O problema é que, atualmente, no Brasil, a Constituição Federal e os demais diplomas legais são genéricos ao tratar de privacidade e intimidade dos dados dos cidadãos e pessoas jurídicas, como bem lembra o engenheiro e gestor de TI Manoel Veras. Para o entendimento doutrinário, jurisprudencial, recorre-se geralmente à Lei n.º 9.507/97 (Habeas Data), Lei n.º 8.078/91, arts. 43, 44, 72 e 73 (Código de Defesa do Consumidor), Lei 10.406/2002 (Código Civil), Lei 9.296/1996 (Lei de Interceptação), além dos artigos prevendo definição de territorialidade, quebra de sigilo ou violação de segredo (arts 5º, 6º. 7º, 153, 154 do Código Penal).

Todas essas (e também outras) legislações específicas acabaram por atrasar a elaboração do Projeto de Lei de Proteção aos Dados Pessoais, que abrange os dados coletados em território nacional ou por empresas reguladas pela legislação brasileira, ou ainda, quando o armazenamento se dê em território brasileiro. Foi preciso harmonizar o texto do Projeto de Lei de proteção de Dados Pessoais com todas elas. O texto do Marco Civil da internet deve se preocupar igualmente com isso.
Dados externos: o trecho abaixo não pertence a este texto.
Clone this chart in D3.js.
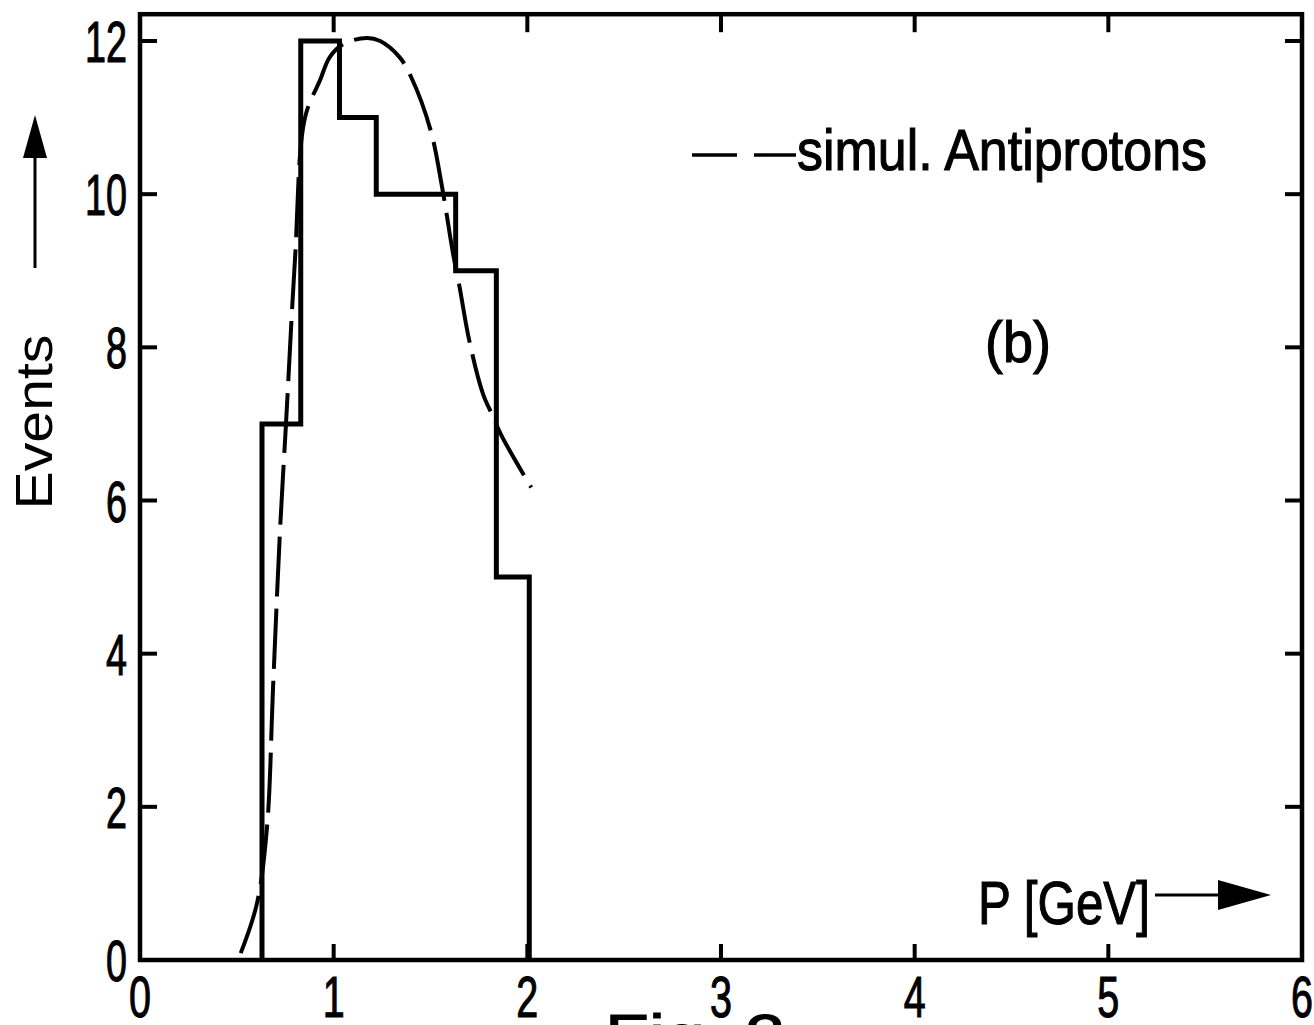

Sobre dados pessoais, países como Argentina (Lei 25.326/2000, Decreto 1528/2001), Chile (Lei 25.326/2000, Decreto 1528/2001), onde o Google instalou um data center para atender toda a América Latina, Uruguai (Código Penal Uruguaio, Lei 17.838/2004, Lei 17.930/2005, Diretivas de Governo e controle tributário, Lei 18.331/2008, Proteção de dados e Habeas Data), estão bem mais adiantados. Enviar o Projeto de Lei de Proteção de dados pessoais para o Congresso é tão urgente quanto votar o Marco Civil. Os dois deveriam caminhar juntos no Congresso.
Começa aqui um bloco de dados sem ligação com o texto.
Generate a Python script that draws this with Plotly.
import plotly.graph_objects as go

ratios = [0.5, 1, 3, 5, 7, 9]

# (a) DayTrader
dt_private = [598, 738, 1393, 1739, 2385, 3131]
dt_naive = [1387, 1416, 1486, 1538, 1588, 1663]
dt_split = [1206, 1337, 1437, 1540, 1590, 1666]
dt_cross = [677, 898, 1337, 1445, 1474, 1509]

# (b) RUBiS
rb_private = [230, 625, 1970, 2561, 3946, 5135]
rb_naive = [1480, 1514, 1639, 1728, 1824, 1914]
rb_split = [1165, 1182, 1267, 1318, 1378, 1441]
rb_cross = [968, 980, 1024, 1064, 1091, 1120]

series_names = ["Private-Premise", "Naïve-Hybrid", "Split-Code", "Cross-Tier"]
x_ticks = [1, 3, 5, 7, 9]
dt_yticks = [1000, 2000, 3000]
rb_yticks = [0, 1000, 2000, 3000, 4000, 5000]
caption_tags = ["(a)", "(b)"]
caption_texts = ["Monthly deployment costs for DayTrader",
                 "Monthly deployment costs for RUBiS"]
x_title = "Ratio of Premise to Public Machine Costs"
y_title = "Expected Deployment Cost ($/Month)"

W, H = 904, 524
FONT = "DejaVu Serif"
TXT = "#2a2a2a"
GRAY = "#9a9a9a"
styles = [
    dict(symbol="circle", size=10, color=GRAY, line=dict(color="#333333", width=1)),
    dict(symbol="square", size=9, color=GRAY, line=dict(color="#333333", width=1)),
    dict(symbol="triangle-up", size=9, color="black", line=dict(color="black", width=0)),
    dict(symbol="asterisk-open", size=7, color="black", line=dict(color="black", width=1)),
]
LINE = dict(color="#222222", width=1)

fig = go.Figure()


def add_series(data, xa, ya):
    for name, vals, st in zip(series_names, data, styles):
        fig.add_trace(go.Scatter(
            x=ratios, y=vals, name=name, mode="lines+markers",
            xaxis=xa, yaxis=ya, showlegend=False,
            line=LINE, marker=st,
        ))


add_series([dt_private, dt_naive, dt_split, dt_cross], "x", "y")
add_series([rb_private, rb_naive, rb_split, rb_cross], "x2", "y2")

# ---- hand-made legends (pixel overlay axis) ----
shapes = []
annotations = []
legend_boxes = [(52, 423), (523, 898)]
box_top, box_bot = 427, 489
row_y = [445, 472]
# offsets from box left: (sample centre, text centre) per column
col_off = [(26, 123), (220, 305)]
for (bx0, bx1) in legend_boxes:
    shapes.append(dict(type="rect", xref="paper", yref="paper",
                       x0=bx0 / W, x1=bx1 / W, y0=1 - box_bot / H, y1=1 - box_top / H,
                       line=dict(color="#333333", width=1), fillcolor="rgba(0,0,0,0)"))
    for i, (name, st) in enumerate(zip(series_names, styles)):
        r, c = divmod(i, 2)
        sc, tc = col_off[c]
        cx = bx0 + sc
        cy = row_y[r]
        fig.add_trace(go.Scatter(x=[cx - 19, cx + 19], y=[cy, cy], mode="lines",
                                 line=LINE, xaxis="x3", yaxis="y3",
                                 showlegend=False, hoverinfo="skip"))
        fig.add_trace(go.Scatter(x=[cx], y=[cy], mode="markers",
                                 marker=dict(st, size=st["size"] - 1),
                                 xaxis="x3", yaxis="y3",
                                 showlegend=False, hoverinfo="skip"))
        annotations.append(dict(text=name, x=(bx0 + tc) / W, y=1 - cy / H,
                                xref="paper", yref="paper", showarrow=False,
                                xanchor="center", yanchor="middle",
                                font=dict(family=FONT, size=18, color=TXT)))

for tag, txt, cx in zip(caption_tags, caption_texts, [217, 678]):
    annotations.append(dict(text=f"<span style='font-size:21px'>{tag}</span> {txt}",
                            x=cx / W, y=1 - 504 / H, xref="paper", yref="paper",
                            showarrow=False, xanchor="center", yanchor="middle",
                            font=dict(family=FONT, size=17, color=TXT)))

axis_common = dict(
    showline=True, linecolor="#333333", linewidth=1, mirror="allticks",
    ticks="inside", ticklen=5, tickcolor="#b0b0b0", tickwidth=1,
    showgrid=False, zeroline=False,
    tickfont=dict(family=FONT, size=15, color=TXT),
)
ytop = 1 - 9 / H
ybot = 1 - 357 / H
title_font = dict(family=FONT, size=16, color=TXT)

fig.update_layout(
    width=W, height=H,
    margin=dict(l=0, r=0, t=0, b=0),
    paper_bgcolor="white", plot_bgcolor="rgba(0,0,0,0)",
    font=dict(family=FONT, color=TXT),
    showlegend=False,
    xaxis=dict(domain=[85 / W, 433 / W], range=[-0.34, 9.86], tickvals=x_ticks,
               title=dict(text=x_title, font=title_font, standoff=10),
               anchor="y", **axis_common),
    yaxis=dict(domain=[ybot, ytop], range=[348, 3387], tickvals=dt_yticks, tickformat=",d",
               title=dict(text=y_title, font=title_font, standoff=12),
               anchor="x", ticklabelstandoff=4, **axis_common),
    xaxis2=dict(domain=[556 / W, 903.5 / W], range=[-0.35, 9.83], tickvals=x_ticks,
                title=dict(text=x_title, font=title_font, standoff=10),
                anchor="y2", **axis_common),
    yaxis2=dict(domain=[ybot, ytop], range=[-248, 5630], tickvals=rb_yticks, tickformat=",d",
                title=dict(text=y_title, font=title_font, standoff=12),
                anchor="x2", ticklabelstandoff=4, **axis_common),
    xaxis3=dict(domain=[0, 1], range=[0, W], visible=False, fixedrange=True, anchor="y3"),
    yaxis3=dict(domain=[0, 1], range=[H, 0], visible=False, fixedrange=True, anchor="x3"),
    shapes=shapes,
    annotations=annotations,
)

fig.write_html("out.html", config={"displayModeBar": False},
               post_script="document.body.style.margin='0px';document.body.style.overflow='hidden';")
Cabe a pergunta: se o objetivo do governo brasileiro é fomentar investimentos de empresas como Google e Facebook em data centers locais – e eles poderiam ser próprios ou de parceiros, embora eu não veja o Google, com o poder distribuído de processamento e guarda de dados que tem, se dispondo a usar infra de terceiros -, usar o Marco Civil é o melhor caminho, ou apenas um atalho para estradas que ainda precisam de pavimentação?

Já disse antes: sou a favor de que dados críticos de brasileiros _ e aí me refiro a nossa relação com órgãos públicos, de qualquer esfera, o fisco, as administradoras de cartões e de saúdes, todo e qualquer cadastro _ sejam armazenados no país, não todos os dados pessoais, já que o conceito de dado pessoal é cada vez mais difícil de definir. Fotos são dados pessoais? E as músicas e vídeos? E os metadados que geram?

Acredito que, neste momento, faria mais sentido se o governo brasileiro começasse a definir regras para evitar exposição excessiva de dados críticos, exigindo uso maior de criptografia, aumento dos controles sobre a venda de equipamentos e software de rede, criação de perímetros de segurança e a criação de boas práticas para o balanceamento do tráfego de rede, para fazer com que boa parte do tráfego que nasce no País, destinado a IPs do próprio país, fique dentro do país e não precise pegar uma rota que passe pelo Japão ou os Estados Unidos. Às vezes, por interesses vários, esse tráfego puramente nacional “passeia” por aí, como bem lembra Demi Getschko, diretor-presidente do Núcleo de Informação e Coordenação do Ponto BR (NIC.br). Os pontos de troca de tráfego não importantíssimos para isso. Porque não incentivar o seu uso por todas as operadoras, já que são elas as provedoras de infraestrutura?

Antes que perguntem, sou a favor da votação já do Marco Civil. Mas do texto original, sem remendos de última hora, nem emendas que atendam interesses setoriais.

De fato o Brasil está atrasado na discussão de soberania de dados. Mas não é o Marco Civil que vai resolver o problema.